As you know, we celebrate the Reformation, not as a way to “new Christianity,” but as the way back to true Christianity. How dare I say that? How dare we call the Christianity of the early Lutheran Church “true” Christianity, implying that there was something false about the Christianity being practiced by the Roman Church of that era? It goes back to what Jesus told us in today’s Gospel, You will know the truth, and the truth will set you free. As we apply the Gospel to the Reformation, we’ll see that the Reformation itself was about truth and about freedom.

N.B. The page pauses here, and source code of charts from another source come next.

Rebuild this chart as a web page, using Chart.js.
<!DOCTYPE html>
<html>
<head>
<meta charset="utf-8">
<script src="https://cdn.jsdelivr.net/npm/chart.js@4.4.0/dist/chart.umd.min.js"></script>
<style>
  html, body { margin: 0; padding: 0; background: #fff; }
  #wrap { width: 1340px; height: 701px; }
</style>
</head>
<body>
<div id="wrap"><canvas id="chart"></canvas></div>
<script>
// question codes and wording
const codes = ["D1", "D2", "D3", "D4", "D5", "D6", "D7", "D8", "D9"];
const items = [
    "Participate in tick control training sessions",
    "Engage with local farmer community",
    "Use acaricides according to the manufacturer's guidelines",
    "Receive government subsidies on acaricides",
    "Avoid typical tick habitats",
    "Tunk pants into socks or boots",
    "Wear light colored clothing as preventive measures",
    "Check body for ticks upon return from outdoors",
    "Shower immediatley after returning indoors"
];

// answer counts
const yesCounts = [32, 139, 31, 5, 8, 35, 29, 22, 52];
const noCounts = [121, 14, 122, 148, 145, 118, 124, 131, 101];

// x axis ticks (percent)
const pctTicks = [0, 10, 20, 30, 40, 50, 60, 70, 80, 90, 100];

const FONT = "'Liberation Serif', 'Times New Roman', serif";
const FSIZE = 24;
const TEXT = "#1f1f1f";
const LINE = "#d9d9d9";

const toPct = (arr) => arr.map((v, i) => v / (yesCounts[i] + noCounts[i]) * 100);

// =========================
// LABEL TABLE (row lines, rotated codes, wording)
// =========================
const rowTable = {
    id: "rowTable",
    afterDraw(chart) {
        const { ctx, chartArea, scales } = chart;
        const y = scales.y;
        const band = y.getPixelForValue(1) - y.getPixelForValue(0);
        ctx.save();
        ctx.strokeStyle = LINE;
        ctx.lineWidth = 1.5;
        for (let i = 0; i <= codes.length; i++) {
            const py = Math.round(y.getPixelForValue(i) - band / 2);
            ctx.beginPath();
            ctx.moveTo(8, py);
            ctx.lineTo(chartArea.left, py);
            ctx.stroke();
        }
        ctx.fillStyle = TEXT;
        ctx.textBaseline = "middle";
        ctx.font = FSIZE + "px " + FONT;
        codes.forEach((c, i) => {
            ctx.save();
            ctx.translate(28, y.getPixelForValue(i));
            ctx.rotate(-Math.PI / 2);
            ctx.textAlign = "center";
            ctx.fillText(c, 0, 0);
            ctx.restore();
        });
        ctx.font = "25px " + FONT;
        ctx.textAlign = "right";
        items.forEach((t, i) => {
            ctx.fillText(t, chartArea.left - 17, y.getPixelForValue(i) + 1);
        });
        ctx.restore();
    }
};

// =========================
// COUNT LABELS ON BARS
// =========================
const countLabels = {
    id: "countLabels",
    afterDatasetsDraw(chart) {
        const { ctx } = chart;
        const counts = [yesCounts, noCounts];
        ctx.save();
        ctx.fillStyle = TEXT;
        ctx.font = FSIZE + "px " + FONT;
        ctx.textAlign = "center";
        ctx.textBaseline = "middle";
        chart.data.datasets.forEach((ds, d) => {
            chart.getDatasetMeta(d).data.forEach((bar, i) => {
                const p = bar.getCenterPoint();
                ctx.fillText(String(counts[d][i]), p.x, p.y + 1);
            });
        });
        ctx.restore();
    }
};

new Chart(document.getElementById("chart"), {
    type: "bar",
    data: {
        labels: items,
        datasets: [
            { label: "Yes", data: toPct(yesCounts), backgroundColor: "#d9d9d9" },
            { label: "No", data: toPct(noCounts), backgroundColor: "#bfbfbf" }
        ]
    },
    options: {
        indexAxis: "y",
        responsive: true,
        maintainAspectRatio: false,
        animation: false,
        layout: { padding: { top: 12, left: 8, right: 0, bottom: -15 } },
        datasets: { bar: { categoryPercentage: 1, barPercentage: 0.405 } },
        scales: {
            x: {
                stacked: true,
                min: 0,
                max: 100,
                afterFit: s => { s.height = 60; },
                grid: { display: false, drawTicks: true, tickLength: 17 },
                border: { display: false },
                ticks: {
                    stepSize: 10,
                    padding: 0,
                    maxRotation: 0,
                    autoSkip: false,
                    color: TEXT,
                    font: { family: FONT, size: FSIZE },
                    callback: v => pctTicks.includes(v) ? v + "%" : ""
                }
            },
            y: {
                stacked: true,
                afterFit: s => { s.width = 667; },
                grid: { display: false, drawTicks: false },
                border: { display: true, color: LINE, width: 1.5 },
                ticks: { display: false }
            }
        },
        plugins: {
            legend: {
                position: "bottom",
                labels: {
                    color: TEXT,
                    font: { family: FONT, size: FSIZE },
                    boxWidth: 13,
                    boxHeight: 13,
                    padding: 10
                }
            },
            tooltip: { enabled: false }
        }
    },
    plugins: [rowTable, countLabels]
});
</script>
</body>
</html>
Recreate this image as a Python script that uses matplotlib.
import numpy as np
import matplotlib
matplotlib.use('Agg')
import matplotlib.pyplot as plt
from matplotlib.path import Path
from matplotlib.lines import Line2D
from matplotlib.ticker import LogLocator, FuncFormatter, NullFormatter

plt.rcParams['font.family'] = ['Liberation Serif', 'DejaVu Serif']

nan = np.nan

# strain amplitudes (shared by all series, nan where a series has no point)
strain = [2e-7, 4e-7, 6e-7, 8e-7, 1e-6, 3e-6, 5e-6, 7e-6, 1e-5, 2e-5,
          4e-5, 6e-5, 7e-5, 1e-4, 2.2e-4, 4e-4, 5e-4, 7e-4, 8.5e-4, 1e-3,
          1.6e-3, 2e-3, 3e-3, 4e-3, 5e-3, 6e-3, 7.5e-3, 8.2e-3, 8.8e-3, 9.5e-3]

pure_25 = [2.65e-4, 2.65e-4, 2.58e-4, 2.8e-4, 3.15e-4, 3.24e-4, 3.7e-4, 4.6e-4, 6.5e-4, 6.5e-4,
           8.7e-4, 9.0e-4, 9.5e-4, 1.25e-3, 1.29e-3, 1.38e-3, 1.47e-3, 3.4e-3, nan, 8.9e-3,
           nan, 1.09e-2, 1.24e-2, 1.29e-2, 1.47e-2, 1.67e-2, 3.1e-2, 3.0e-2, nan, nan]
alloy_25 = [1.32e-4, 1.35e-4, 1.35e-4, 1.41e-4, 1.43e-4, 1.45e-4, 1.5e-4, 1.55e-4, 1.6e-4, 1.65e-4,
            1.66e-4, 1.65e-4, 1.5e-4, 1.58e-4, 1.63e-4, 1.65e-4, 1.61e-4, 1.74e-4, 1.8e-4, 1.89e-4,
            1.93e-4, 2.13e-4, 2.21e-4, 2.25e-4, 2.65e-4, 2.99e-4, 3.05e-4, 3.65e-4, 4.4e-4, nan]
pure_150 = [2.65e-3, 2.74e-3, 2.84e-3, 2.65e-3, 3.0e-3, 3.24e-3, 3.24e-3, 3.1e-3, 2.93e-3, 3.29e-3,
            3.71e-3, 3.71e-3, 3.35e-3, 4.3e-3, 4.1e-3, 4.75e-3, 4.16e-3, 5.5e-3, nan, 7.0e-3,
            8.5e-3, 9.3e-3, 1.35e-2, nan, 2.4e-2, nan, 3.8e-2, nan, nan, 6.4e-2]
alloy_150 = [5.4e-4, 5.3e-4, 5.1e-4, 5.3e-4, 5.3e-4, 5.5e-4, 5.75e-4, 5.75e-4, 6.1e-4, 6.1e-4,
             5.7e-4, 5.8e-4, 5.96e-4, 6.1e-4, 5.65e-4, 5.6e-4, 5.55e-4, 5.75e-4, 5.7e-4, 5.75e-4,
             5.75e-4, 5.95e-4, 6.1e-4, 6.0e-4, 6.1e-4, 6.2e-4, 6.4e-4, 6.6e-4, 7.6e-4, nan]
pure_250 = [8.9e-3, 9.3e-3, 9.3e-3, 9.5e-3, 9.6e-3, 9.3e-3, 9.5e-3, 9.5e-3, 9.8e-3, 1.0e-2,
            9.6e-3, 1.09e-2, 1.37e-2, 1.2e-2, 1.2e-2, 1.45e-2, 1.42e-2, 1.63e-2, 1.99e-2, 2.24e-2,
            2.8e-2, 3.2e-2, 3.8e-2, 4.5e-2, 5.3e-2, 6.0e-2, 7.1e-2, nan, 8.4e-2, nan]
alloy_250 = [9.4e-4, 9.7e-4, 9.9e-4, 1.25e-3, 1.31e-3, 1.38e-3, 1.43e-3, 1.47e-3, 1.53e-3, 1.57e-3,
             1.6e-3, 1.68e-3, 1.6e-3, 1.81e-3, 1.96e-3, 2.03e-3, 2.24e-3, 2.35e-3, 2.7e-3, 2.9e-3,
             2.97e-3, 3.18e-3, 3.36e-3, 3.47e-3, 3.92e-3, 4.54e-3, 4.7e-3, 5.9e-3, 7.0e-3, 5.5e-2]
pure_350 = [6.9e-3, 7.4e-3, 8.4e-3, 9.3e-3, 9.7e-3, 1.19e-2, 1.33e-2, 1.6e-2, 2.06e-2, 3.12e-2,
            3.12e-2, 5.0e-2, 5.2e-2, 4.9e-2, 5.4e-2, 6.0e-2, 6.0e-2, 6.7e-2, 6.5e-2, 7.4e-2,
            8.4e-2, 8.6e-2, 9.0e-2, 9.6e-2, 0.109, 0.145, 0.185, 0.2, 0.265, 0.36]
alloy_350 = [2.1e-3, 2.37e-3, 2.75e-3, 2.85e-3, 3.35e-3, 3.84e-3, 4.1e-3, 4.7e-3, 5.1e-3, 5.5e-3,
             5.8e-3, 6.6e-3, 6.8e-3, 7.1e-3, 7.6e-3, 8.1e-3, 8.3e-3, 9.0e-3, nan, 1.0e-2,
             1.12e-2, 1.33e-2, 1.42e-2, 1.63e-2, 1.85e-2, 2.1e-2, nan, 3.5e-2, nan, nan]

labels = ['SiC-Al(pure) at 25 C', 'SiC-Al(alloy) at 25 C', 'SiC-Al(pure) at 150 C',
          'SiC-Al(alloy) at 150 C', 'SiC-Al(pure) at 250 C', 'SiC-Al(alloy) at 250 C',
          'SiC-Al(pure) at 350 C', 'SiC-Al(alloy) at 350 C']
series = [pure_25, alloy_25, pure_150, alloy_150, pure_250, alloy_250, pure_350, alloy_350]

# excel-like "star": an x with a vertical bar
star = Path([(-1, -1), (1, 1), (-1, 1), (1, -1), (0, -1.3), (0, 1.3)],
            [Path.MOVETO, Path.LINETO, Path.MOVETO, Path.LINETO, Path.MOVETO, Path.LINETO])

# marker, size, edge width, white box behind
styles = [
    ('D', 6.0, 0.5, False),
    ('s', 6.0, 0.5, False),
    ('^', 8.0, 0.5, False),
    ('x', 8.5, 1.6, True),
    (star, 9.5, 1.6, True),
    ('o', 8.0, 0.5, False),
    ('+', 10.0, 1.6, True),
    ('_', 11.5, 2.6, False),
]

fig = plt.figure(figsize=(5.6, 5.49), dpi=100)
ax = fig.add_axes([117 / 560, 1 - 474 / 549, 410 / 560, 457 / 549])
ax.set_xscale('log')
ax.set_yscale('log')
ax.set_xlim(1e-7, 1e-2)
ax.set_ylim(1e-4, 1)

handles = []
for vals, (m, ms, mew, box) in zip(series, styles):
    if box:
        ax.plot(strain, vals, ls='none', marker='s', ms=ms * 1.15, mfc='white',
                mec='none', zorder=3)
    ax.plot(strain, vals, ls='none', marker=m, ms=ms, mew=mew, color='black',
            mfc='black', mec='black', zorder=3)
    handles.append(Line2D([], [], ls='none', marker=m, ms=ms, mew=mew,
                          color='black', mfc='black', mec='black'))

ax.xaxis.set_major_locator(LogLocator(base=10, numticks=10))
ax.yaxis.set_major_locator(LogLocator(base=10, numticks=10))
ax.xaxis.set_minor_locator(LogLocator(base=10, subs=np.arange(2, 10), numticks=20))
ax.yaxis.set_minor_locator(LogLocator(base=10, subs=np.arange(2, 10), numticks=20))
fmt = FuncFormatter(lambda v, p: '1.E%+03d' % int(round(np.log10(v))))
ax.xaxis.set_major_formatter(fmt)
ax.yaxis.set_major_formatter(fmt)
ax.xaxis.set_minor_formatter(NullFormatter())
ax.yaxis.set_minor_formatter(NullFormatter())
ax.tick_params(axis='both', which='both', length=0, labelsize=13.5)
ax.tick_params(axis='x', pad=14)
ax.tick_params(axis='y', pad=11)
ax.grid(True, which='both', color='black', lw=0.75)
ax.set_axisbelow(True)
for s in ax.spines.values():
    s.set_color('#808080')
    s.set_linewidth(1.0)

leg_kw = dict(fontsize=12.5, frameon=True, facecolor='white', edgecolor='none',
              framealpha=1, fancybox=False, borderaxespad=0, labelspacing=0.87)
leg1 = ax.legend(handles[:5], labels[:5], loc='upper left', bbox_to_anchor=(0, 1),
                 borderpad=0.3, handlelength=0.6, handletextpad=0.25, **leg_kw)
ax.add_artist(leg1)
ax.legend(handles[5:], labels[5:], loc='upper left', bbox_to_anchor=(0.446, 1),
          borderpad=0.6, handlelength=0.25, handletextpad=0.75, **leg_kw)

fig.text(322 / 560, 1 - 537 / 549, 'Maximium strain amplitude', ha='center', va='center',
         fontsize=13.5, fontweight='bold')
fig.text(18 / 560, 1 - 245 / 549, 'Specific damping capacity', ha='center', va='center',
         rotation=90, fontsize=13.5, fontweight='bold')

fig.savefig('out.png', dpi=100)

In the Gospel from John 8, Jesus said to those Jews who had believed him, “If you remain in my word, you are truly my disciples.” Who, then, are the true disciples of Jesus? Answer: The ones who remain in His word. Who remain in His word. What does that mean? What is “the word” of Jesus? It includes everything, really. Everything Jesus said. Everything Jesus taught. And how do we know what He said and taught? From the Holy-Spirit-inspired Scriptures that God has preserved for us throughout all these centuries in the four Gospels. In fact, the word of Jesus includes also those Holy-Spirit-inspired Scriptures of the Old Testament, and the rest of the Holy-Spirit-inspired words of the New Testament, which we generally call the “epistles.” In short, the word of Jesus is the Bible itself, the Holy Scriptures. Other men have said and written and taught lots of good things over the centuries, based on the word of Jesus. Some have said and written and taught false things, not based on the word of Jesus. We can read and evaluate the writings of any men, but it’s not by following what other men say and teach that makes us or marks us as truly Jesus disciples. If you remain in My word, you are truly My disciples.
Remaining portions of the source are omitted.